Padoan (e l’Ecofin) ce la vuole raccontare: “Noi garanzia di crescita”. Ma siamo i penultimi in Europa
23 Gennaio 2018
di Carlo Mascio
Padoan non ha perso tempo. Dopo l’annuncio dato da Renzi sulla sua candidatura nel collegio di Siena, per il Pd ovviamente, il ministro dell’Economia ha approfittato dell’Ecofin per iniziare la sua campagna elettorale. “I miei colleghi sono al corrente che è previsto uno scenario d’incertezza” nelle elezioni italiane e “siccome associano questo al fatto che in quattro anni di stabilità l’Italia ha fatto tanto, c’è preoccupazione che ci possa essere una interruzione verso la stabilità e la crescita”.
Sarà, ma non è chiaro cosa intenda Padoan (e l’Ecofin) per stabilità e crescita. Stando ai dati europei, infatti, l’Italia è penultima in termini di crescita, staccata di poco dal Belgio. Anche se questo è bastato a Gentiloni per esultare: “Non siamo più il fanalino di coda dell’Ue”. Inoltre, come abbiamo detto altre volte, è vero che segnali di ripresa ci sono in Italia, ma non sono certo frutto delle politiche economiche dei governi Renzi e Gentiloni. Se, infatti, l’unica misura di cui si vanta il segretario Dem è la famosa mancia da 80 euro, un motivo ci sarà. Mance e bonus, da soli non fanno una politica economica. A maggior ragione se questi vengono rispolverati, come è accaduto anche per gli aumenti ai dipendenti statali, sempre prima di consultazioni elettorali.
Così come non è chiaro come mai l’Ecofin e anche i vertici europei (Moscovici su tutti) abbiano frettolosamente archiviato le bordate e le letterine inviate al governo italiano per i conti pubblici, non proprio in ordine, dicendosi ora, al contrario, preoccupati per un eventuale cambio di governo.

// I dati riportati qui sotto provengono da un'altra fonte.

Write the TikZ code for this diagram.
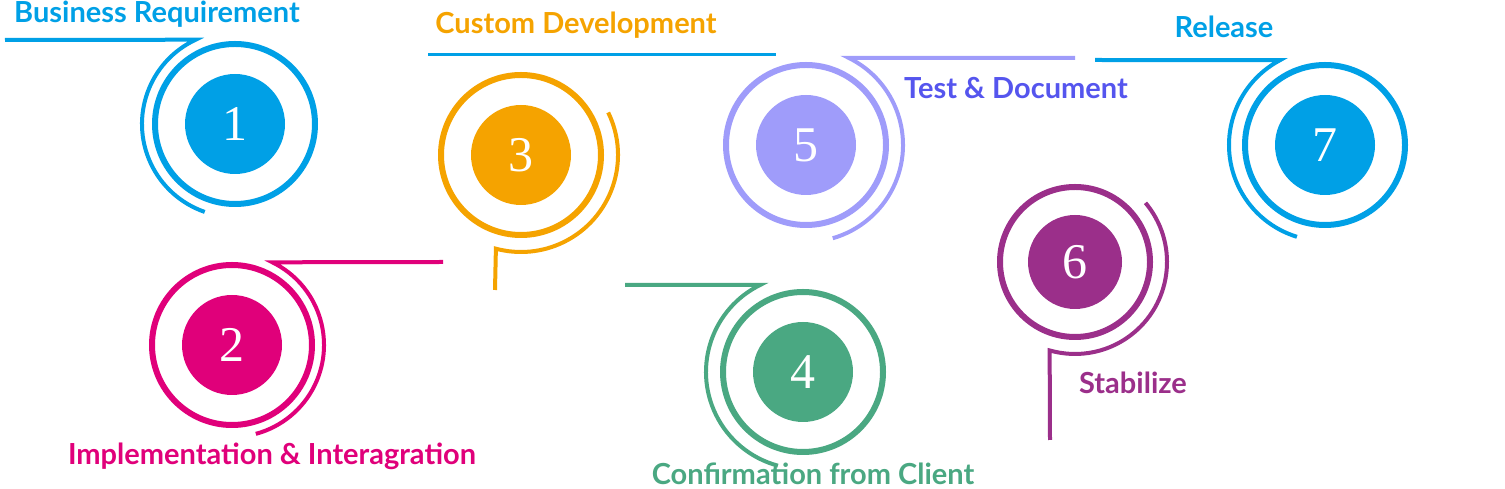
\documentclass[tikz,border=0pt]{standalone}
\usepackage{fontspec}
\usetikzlibrary{calc}
\setmainfont{Lato}
\newfontfamily\numfont{Liberation Serif}
\definecolor{cblue}{HTML}{00A0E6}
\definecolor{corange}{HTML}{F5A300}
\definecolor{clav}{HTML}{9F9CFA}
\definecolor{cpurple}{HTML}{9B2F8A}
\definecolor{cmag}{HTML}{E0007A}
\definecolor{cgreen}{HTML}{4AA882}
\definecolor{cindigo}{HTML}{5555EE}

\begin{document}
\begin{tikzpicture}[x=1pt,y=1pt]
    \tikzset{disc/.style={circle,fill=#1,minimum size=100pt,inner sep=0pt,text=white,font=\numfont\fontsize{50}{50}\selectfont}}
    \tikzset{ring/.style={draw=#1,line width=6pt}}
    \tikzset{tail/.style={draw=#1,line width=4pt}}
    \tikzset{steplabel/.style={text=#1,inner sep=1pt,font=\bfseries\fontsize{29}{30}\selectfont}}
    \useasboundingbox (0,0) rectangle (1505,489);

    % Draw the step discs
    \node[disc=cblue] (s1) at (235,365) {1};
    \node[disc=cmag] (s2) at (232,144) {2};
    \node[disc=corange] (s3) at (521,334) {3};
    \node[disc=cgreen] (s4) at (803,117) {4};
    \node[disc=clav] (s5) at (806,344) {5};
    \node[disc=cpurple,minimum size=94pt] (s6) at (1075,227) {6};
    \node[disc=cblue] (s7) at (1325,344) {7};

    % Rings round every disc
    \foreach \n/\c in {s1/cblue,s2/cmag,s3/corange,s4/cgreen,s5/clav,s7/cblue}
        \draw[ring=\c] (\n.center) circle (80);
    \draw[ring=cpurple] (s6.center) circle (75);

    % Tails and outer arcs
    \coordinate (t1) at (5,449);
    \draw[tail=cblue] (t1) -- ($(s1.center)+(115:93)$) arc (115:251:93);
    \coordinate (t2) at (443,227);
    \draw[tail=cmag] (t2) -- ($(s2.center)+(64:92)$) arc (64:-75:92);
    \coordinate (t3) at (495,199);
    \draw[tail=corange] ($(s3.center)+(26:97)$) arc (26:-105:97) -- (t3);
    \coordinate (t4) at (625,204);
    \draw[tail=cgreen] (t4) -- ($(s4.center)+(116:97)$) arc (116:255:97);
    \coordinate (t5) at (1075,431);
    \draw[tail=clav] (t5) -- ($(s5.center)+(64:97)$) arc (64:-74:97);
    \coordinate (t6) at (1050,49);
    \draw[tail=cpurple] ($(s6.center)+(40:92)$) arc (40:-106:92) -- (t6);
    \coordinate (t7) at (1095,429);
    \draw[tail=cblue] (t7) -- ($(s7.center)+(118:96)$) arc (118:253:96);
    \coordinate (b1) at (428,434);
    \coordinate (b2) at (776,434);
    \draw[tail=cblue,line width=3pt] (b1) -- (b2);

    % Step labels
    \node[steplabel=cblue] (l1) at (157,475) {Business Requirement};
    \node[steplabel=cmag] (l2) at (272,33) {Implementation \& Interagration};
    \node[steplabel=corange] (l3) at (576,464) {Custom Development};
    \node[steplabel=cgreen] (l4) at (813,15) {Confirmation from Client};
    \node[steplabel=cindigo] (l5) at (1016,401) {Test \& Document};
    \node[steplabel=cpurple] (l6) at (1133,106) {Stabilize};
    \node[steplabel=cblue] (l7) at (1224,462) {Release};
\end{tikzpicture}
\end{document}
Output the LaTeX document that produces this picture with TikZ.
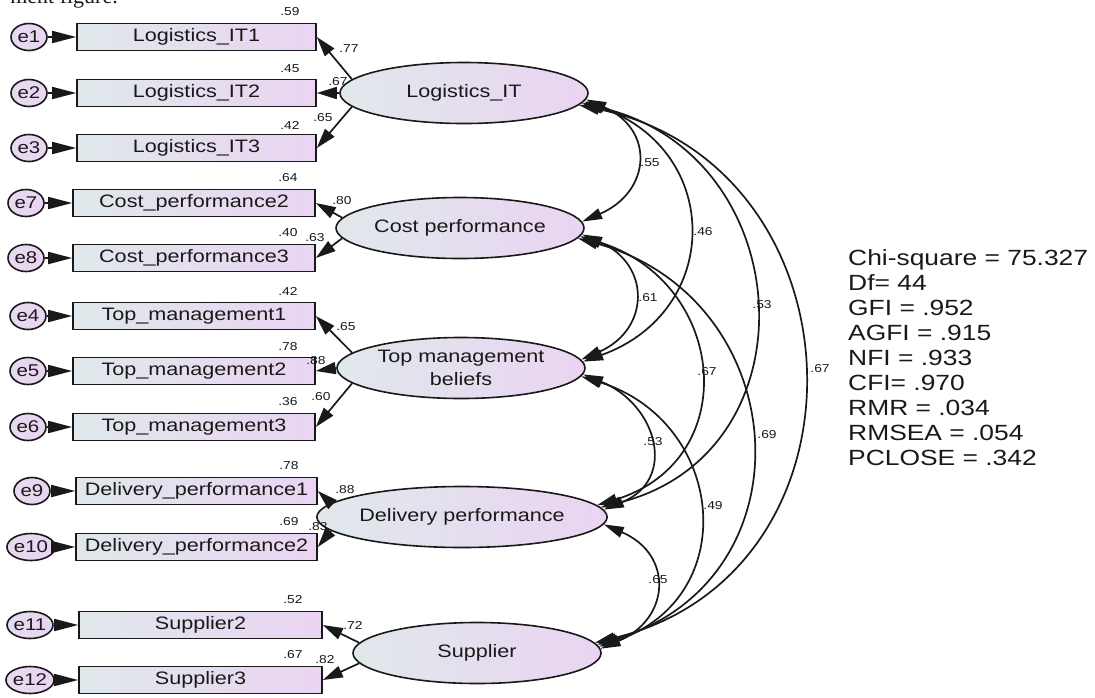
\documentclass[tikz,border=0pt]{standalone}
\usepackage{fontspec}
\setmainfont[FakeStretch=1.2]{Liberation Sans}
\newfontfamily\serifpart{Liberation Serif}
\usetikzlibrary{arrows.meta,calc,shapes.geometric}
\definecolor{cL}{RGB}{224,232,235}
\definecolor{cR}{RGB}{234,212,242}
\definecolor{ink}{RGB}{25,25,25}
\tikzset{
  obs/.style={draw=ink, line width=1.6pt, minimum height=27pt, inner sep=0pt,
    left color=cL, right color=cR, text=ink, font=\fontsize{18}{20}\selectfont},
  lat/.style={ellipse, draw=ink, line width=1.6pt, minimum width=248pt, minimum height=61pt,
    inner sep=0pt, left color=cL, right color=cR, text=ink, align=center,
    font=\fontsize{18}{23}\selectfont},
  err/.style={ellipse, draw=ink, line width=1.6pt, minimum width=36pt, minimum height=27pt,
    inner sep=0pt, left color=cR!70!cL, right color=cR, text=ink, font=\fontsize{17}{19}\selectfont},
  coef/.style={inner sep=0pt, text=ink, font=\fontsize{11.5}{12}\selectfont},
  earr/.style={draw=ink, line width=1.7pt, -{Triangle[length=24pt,width=12pt]}},
  load/.style={draw=ink, line width=1.7pt, -{Triangle[length=20pt,width=12pt]}},
  cov/.style={draw=ink, line width=1.7pt, {Triangle[length=20pt,width=11pt]}-{Triangle[length=20pt,width=11pt]}},
}
\begin{document}
\begin{tikzpicture}[x=1pt,y=-1pt]
\useasboundingbox (0,0) rectangle (1095,697);
\begin{scope}
  \clip (0,0) rectangle (1095,697);
  \node[anchor=base east, inner sep=0pt, text=ink, font=\serifpart\fontsize{22}{24}\selectfont] (frag) at (118,3) {ment figure.};
\end{scope}

% observed boxes
\node[obs, minimum width=239pt] (it1) at (196.5,37)  {Logistics\_IT1};
\node[obs, minimum width=239pt] (it2) at (196.5,93)  {Logistics\_IT2};
\node[obs, minimum width=239pt] (it3) at (196.5,148) {Logistics\_IT3};
\node[obs, minimum width=242pt] (cp2) at (194,203) {Cost\_performance2};
\node[obs, minimum width=242pt] (cp3) at (194,258) {Cost\_performance3};
\node[obs, minimum width=242pt] (tm1) at (194,316) {Top\_management1};
\node[obs, minimum width=242pt] (tm2) at (194,371) {Top\_management2};
\node[obs, minimum width=242pt] (tm3) at (194,427) {Top\_management3};
\node[obs, minimum width=241pt] (dp1) at (196.5,491) {Delivery\_performance1};
\node[obs, minimum width=241pt] (dp2) at (196.5,547) {Delivery\_performance2};
\node[obs, minimum width=243pt] (s2) at (200.5,625) {Supplier2};
\node[obs, minimum width=243pt] (s3) at (200.5,680) {Supplier3};

% error terms
\node[err] (e1) at (29,37) {e1};
\node[err] (e2) at (29,93) {e2};
\node[err] (e3) at (29,148) {e3};
\node[err] (e7) at (26,203) {e7};
\node[err] (e8) at (26,258) {e8};
\node[err] (e4) at (28,316) {e4};
\node[err] (e5) at (28,371) {e5};
\node[err] (e6) at (28,427) {e6};
\node[err] (e9) at (32,491) {e9};
\node[err] (e10) at (31,547) {e10};
\node[err] (e11) at (30,625) {e11};
\node[err] (e12) at (30,680) {e12};

\foreach \e/\b in {e1/it1,e2/it2,e3/it3,e7/cp2,e8/cp3,e4/tm1,e5/tm2,e6/tm3,e9/dp1,e10/dp2,e11/s2,e12/s3}
  \draw[earr] (\e) -- (\b);

% label partly hidden by the ellipse
\node[coef] (l67a) at (338,82) {.67};

% latent variables
\node[lat] (lit) at (464,93) {Logistics\_IT};
\node[lat] (cp) at (460,228) {Cost performance};
\node[lat] (tmb) at (461,368) {Top management\\beliefs};
\node[lat] (dp) at (462,517) {Delivery performance};
\node[lat] (sup) at (477,653) {Supplier};

% loadings
\draw[load] (lit.173) -- (it1.east);
\draw[load] (lit.west) -- (it2.east);
\draw[load] (lit.187) -- (it3.east);
\draw[load] (cp.175) -- (cp2.east);
\draw[load] (cp.185) -- (cp3.east);
\draw[load] (tmb.172) -- (tm1.east);
\draw[load] (tmb.west) -- (tm2.east);
\draw[load] (tmb.188) -- (tm3.east);
\draw[load] (dp.174) -- (dp1.east);
\draw[load] (dp.186) -- (dp2.east);
\draw[load] (sup.175) -- (s2.east);
\draw[load] (sup.185) -- (s3.east);

% covariances
\draw[cov] (lit.-3) .. controls +(69,30) and +(69,-30) .. (cp.3);
\draw[cov] (lit.-4) .. controls +(139,50) and +(139,-50) .. (tmb.3);
\draw[cov] (lit.-5) .. controls +(217,50) and +(217,-55) .. (dp.4);
\draw[cov] (lit.-6) .. controls +(287,60) and +(287,-70) .. (sup.5);
\draw[cov] (cp.-3) .. controls +(69,30) and +(69,-30) .. (tmb.4);
\draw[cov] (cp.-4) .. controls +(147,45) and +(147,-45) .. (dp.5);
\draw[cov] (cp.-5) .. controls +(217,60) and +(217,-65) .. (sup.4);
\draw[cov] (tmb.-3) .. controls +(74,30) and +(74,-30) .. (dp.3);
\draw[cov] (tmb.-4) .. controls +(144,45) and +(144,-50) .. (sup.3);
\draw[cov] (dp.-3) .. controls +(70,30) and +(70,-30) .. (sup.2);

% squared multiple correlations and loadings
\node[coef] (r1) at (290,12) {.59};
\node[coef] (l1) at (349,49) {.77};
\node[coef] (r2) at (290,69) {.45};
\node[coef] (r3) at (290,125) {.42};
\node[coef] (l3) at (323,118) {.65};
\node[coef] (r7) at (288,178) {.64};
\node[coef] (l7) at (342,201) {.80};
\node[coef] (r8) at (288,233) {.40};
\node[coef] (l8) at (315,238) {.63};
\node[coef] (r4) at (288,291) {.42};
\node[coef] (l4) at (346,327) {.65};
\node[coef] (r5) at (288,347) {.78};
\node[coef] (l5) at (316,361) {.88};
\node[coef] (r6) at (288,402) {.36};
\node[coef] (l6) at (321,397) {.60};
\node[coef] (r9) at (289,466) {.78};
\node[coef] (l9) at (345,490) {.88};
\node[coef] (r10) at (289,522) {.69};
\node[coef] (l10) at (318,527) {.83};
\node[coef] (r11) at (293,600) {.52};
\node[coef] (l11) at (353,625) {.72};
\node[coef] (r12) at (293,655) {.67};
\node[coef] (l12) at (325,660) {.82};

% correlations
\node[coef] (c1) at (650,163) {.55};
\node[coef] (c2) at (703,232) {.46};
\node[coef] (c3) at (762,305) {.53};
\node[coef] (c4) at (820,369) {.67};
\node[coef] (c5) at (648,298) {.61};
\node[coef] (c6) at (707,372) {.67};
\node[coef] (c7) at (767,435) {.69};
\node[coef] (c8) at (653,442) {.53};
\node[coef] (c9) at (713,506) {.49};
\node[coef] (c10) at (658,580) {.65};

% fit indices
\node[anchor=north west, inner sep=0pt, align=left, text=ink, font=\fontsize{22}{25}\selectfont] (fit) at (848,249)
  {Chi-square = 75.327\\Df= 44\\GFI = .952\\AGFI = .915\\NFI = .933\\CFI= .970\\RMR = .034\\RMSEA = .054\\PCLOSE = .342};
\end{tikzpicture}
\end{document}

Ricordiamo tutti, infatti, gli ultimatum bruxellesi, della serie: o correggete i conti o si apre una procedura di infrazione. E ricordiamo tutti che Padoan, al netto di alcuni sterili tentativi di fare muro, alla fine ha ceduto varando la famosa manovra correttiva da 3,4 miliardi di euro, per di più dovuta all’aumento esorbitante del debito pubblico durante il governo Renzi (quasi 135 miliardi di euro).
Insomma, se è vero, come direbbero “i colleghi dell’Ecofin”, che i governi Renzi e Gentiloni si sono contraddistinti per stabilità e crescita, forse non ce ne siamo accorti. Di sicuro sappiamo che il debito è aumentato, la spending review si è andata a far benedire e le riforme non sono mai partite. L’unica riforma andata in porto, il Jobs Act, ha incentivato la precarizzazione del lavoro. Se questa è la continuità evocata da Bruxelles, allora c’è poco da star tranquilli.